SOURCE MATERIAL -
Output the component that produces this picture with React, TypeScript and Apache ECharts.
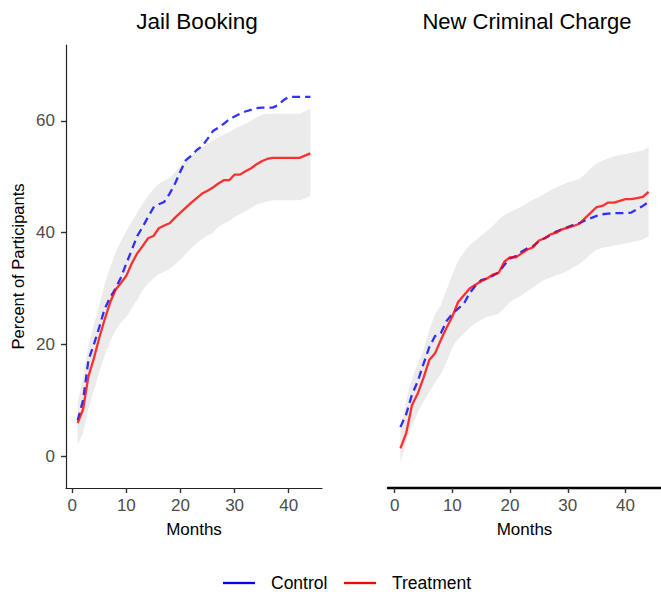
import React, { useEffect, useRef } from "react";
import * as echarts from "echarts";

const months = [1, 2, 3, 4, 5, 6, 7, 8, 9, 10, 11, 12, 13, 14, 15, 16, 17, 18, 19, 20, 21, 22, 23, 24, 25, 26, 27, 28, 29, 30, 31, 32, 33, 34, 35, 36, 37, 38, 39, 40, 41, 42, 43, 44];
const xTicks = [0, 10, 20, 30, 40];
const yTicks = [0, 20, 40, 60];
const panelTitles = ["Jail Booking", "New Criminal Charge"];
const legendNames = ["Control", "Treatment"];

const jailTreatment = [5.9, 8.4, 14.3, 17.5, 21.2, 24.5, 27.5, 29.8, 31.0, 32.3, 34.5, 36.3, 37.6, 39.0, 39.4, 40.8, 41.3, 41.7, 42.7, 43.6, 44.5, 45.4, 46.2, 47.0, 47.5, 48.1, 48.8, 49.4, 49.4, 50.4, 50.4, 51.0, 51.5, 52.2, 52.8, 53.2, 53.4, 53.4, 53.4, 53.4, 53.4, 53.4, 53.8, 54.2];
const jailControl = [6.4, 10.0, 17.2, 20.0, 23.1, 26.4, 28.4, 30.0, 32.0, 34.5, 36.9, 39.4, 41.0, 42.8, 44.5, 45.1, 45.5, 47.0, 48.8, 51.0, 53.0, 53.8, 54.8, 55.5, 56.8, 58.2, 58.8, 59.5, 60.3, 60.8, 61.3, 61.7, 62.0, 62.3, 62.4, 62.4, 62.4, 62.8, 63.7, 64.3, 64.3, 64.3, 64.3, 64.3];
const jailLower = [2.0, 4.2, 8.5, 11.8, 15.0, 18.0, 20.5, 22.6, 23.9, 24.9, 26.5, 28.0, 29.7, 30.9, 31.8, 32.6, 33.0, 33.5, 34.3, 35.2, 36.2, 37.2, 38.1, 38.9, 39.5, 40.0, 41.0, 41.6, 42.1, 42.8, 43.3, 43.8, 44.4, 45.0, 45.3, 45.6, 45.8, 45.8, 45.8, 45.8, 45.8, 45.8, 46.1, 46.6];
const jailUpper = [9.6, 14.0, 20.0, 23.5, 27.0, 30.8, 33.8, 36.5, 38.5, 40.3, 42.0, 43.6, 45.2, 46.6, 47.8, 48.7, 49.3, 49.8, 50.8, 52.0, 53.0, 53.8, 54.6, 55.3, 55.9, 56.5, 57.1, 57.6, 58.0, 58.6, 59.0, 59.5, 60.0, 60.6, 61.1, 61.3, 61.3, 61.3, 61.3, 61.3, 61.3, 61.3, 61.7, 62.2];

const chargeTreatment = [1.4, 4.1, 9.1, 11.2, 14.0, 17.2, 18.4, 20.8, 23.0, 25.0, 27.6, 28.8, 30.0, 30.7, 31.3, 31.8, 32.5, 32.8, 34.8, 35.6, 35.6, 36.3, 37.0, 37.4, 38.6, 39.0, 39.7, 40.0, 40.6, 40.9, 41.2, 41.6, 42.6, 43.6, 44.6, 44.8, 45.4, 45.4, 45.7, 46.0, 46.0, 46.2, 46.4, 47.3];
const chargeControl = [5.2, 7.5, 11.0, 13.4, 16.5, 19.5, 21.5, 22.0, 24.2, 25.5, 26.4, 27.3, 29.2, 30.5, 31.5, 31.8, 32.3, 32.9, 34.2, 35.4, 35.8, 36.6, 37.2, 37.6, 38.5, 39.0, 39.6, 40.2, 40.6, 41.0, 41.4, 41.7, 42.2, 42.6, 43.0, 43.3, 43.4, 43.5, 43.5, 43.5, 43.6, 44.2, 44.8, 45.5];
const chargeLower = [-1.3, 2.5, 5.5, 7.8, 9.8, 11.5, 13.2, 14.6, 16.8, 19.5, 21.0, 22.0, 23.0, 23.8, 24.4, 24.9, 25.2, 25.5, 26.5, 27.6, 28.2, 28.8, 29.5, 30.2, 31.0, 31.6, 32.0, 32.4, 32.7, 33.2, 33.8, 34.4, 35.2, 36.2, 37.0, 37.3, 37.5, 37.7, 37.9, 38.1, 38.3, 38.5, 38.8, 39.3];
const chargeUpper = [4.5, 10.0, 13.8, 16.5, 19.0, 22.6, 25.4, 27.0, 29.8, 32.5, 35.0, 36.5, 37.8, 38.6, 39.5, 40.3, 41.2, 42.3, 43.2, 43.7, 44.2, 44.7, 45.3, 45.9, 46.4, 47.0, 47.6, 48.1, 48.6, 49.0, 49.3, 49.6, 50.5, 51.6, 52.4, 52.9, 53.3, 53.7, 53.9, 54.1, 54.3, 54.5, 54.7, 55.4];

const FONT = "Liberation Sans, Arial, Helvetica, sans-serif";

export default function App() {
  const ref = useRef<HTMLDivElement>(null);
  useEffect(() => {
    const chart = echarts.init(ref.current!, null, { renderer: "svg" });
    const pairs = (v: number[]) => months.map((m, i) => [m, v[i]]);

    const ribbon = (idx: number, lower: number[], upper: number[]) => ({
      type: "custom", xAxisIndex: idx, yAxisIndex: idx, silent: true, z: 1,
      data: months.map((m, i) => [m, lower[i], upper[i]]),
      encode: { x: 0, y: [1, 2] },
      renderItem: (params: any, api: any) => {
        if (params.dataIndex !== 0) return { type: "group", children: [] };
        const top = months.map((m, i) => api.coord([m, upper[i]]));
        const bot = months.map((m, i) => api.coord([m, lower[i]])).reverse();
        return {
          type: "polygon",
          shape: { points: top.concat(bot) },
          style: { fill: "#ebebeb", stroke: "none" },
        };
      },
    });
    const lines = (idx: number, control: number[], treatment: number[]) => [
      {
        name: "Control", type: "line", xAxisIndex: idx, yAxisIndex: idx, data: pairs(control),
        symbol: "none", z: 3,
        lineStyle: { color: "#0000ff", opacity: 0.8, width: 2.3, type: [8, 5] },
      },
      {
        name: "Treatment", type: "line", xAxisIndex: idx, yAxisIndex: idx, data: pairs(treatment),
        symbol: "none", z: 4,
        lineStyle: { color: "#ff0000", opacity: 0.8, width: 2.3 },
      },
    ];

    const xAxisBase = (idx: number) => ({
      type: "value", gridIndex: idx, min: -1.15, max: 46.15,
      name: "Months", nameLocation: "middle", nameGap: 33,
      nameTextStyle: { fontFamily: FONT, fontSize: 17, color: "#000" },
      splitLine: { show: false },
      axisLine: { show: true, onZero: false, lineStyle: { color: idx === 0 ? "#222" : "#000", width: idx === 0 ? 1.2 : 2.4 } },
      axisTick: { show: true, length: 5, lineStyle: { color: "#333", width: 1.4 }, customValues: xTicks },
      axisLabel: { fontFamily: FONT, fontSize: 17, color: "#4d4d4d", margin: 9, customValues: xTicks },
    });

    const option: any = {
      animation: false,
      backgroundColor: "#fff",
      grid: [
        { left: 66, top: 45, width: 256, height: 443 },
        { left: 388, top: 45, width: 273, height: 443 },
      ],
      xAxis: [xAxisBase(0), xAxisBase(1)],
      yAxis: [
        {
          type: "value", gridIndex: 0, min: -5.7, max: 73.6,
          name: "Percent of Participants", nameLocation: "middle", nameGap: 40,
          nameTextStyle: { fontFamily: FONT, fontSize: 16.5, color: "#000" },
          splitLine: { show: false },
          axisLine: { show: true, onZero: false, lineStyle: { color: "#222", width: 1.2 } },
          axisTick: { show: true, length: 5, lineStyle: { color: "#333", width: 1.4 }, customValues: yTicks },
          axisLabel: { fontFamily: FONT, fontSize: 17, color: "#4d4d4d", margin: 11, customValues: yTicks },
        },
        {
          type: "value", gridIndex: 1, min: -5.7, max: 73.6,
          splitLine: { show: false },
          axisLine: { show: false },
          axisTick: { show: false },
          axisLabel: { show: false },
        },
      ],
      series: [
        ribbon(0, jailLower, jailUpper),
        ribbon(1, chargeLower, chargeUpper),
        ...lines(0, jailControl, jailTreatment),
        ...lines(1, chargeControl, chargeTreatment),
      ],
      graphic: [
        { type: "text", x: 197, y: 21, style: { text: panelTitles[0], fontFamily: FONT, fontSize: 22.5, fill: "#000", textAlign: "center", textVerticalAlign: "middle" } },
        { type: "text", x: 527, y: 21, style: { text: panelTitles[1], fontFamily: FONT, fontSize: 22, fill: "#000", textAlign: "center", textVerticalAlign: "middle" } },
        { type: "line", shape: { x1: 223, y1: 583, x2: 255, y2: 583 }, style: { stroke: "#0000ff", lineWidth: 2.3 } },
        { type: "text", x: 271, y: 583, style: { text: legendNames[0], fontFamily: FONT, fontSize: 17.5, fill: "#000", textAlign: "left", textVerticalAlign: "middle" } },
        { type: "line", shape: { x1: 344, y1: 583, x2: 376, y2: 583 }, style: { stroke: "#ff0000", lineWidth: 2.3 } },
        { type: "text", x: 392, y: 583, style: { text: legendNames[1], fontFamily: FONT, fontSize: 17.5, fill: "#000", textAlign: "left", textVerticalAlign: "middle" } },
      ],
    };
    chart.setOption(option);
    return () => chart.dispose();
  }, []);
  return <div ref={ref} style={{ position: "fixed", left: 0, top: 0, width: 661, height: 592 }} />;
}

OBJECTIVE - Write out, word for word, the lines from the start of the data through the one holding "import * as". Omit pictures.

EXERCISE OUTPUT -
Output the component that produces this picture with React, TypeScript and Apache ECharts.
import React, { useEffect, useRef } from "react";
import * as echarts from "echarts";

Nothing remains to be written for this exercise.